Chicago Heights man turns page after 50-plus years on library board
BY CASEY TONER firstname.lastname@example.org March 13, 2013 3:52PM
Robert Booth, who was the head of the Chicago Heights Public Library board for 50 years., poses at the library in Chicago Heights, IL on Tuesday February 19, 2013. He retired from the position in November of 2012. | Matt Marton~Sun-Times Media
Updated: April 15, 2013 6:02AM
Old age has a way of creeping up on you. So says Robert Booth, who sat on the Chicago Heights Public Library Board for more than 50 years before leaving in November.
“It’s hard to know how the years go by so quickly,” Booth said.
Booth, 94, is a longtime resident of the city. His family moved there when he was 4, and he attended the local schools, graduating in 1935 from Bloom High School, where he was editor of the school newspaper.
After graduation, he attended the University of Illinois. He graduated in 1939, then earned his law degree from the school in 1941.
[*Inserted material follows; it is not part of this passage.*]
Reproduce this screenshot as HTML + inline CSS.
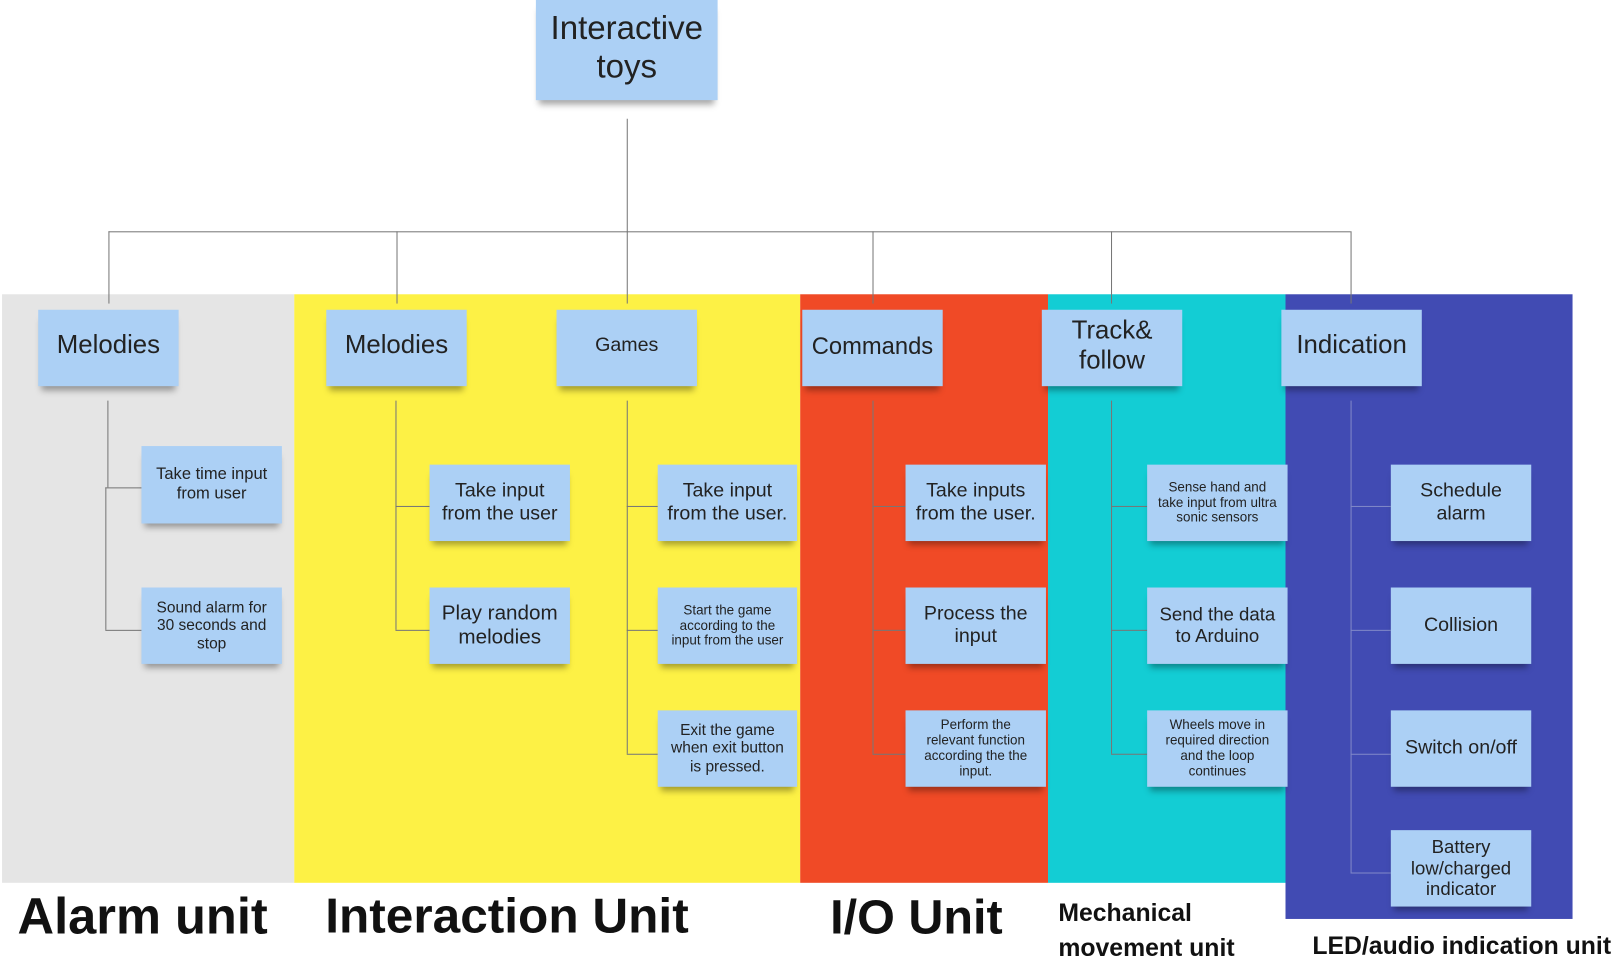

Booth served in the Air Force from 1942 through 1945, stationed mostly in Long Island, N.Y. When he finished his duty, he worked for the International Harvester Co. as lead of the law department. Booth said he would fly to Germany, France, Spain, Sweden and Russia to do business.
He said serving on the library’s board was an attractive idea because his family has a long history of working for libraries. He also is a voracious reader, reading four or five mystery novels a week.
Booth was appointed to the city’s library board in 1960 and named its president five years later. At the time, the library was located off Halsted Street near the police department.
“The old collection would bounce up and down when the trains would go by,” Booth said.
Despite the demands of his job and the globetrotting it required, Booth said he missed very few meetings in his long tenure.
“I arranged my time so I could go to my board meetings,” Booth said. “It’s a good thing. The airlines weren’t so loaded then.”
Ground was broken at the site of the new library in 1971 and it was finished in 1972. He said that, in the last decade, the library has made efforts to enter “the digital age,” as well as beef up security around the building, a popular destination among the city’s homeless.
“It’s a sign of the times,” Booth said. “One of our big interests is the security of our patrons.”
Booth retired from his job in 1983 but remained on the library board. He is also a member of the Rotary Club of Chicago Heights, the First Presbyterian Church of Chicago Heights, and the former president of the Harold Colbert Jones Memorial Community Center Board.
In November, Booth left his position on the board, and City Clerk Lori Wilcox was appointed as the board’s new president.
Booth said being recognized for his service by the city council would be a bittersweet moment.
“It’s nice to be recognized, and difficult to think you’re not going to be doing it anymore,” he said.